Curragh Coal Mine
- Dragline, 2008
- Interactive map of Curragh Coal Mine

Location
- Location: Queensland, Australia;

Production
- Products: Coking coal

Owner
- Company: Coronado Global Resources

= Curragh coal mine =

Mine in Queensland, Australia

The Curragh Coal Mine is an open-cut, coal mine located 30 km north of Blackwater in Central Queensland, Australia. The mine has coal reserves amounting to 88 million tonnes of coking coal, one of the largest coal reserves in Asia and the world. The mine had an annual production capacity of 7 million tonnes of coal. The mine covers 12,600 ha of the Rangal Coal measures in the Bowen Basin.

In 2012, production at the mine was increased to 8.5 million tonnes a year. Later in the year operations changed from seven days per week to five.

Curragh Coal Mine was previously owned by Wesfarmers Resources and has an expected mine life to 2025. Overburden is removed by Thiess.

In 2017, Coronado Coal Group purchased Curragh Coal Mine from Wesfarmers Resources.

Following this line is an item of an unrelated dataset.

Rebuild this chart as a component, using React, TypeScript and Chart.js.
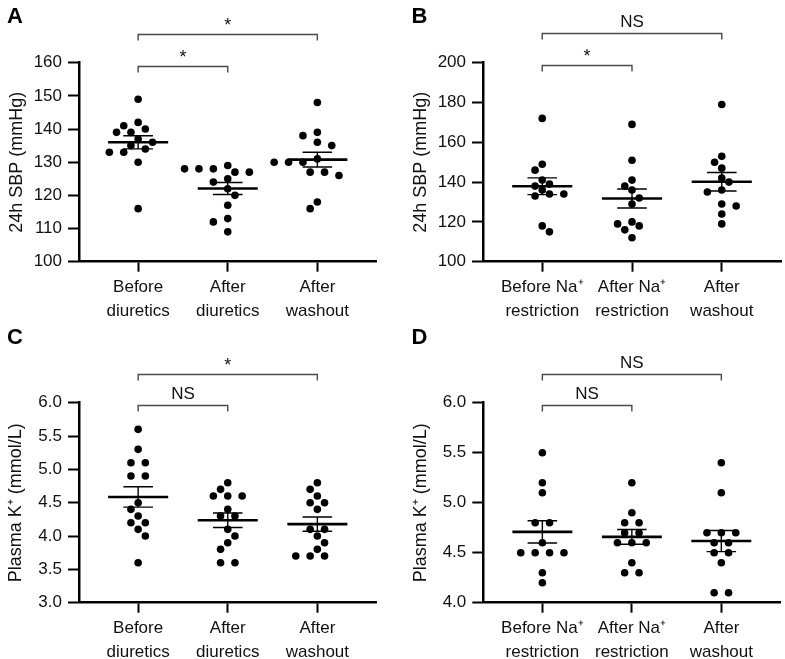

Since this purchase the company has worked to maximize operational performance.

In December 2024, Curragh underground expansion project, Mammoth Underground, mined first coal, ramping up to a production rate of 1.5 – 2.0 Mtpa in 2025. Mammoth is an underground bord and pillar operation, gaining access to 41 million ROM tonnes of met coal reserves via the existing open cut pit highwall in S-Pit.

In 2025, the Curragh team declared to have successfully shaved over $100 million in costs, with group-wide efficiency improvements exceeding $200 million

Exports from the mine leave the country via the Blackwater railway system and the Port of Gladstone. Some of the coal is used to produce electricity at the Stanwell Power Station.

==Incidents==
In January 2020, a 33-year-old worker was killed after being trapped under heavy machinery at the mine. A number of charges relating to the incident were laid by the Office of the Work Health and Safety Prosecutor under the Coal Mining Safety and Health Act 1999. Another worker was fatally injured at the mine in November 2021.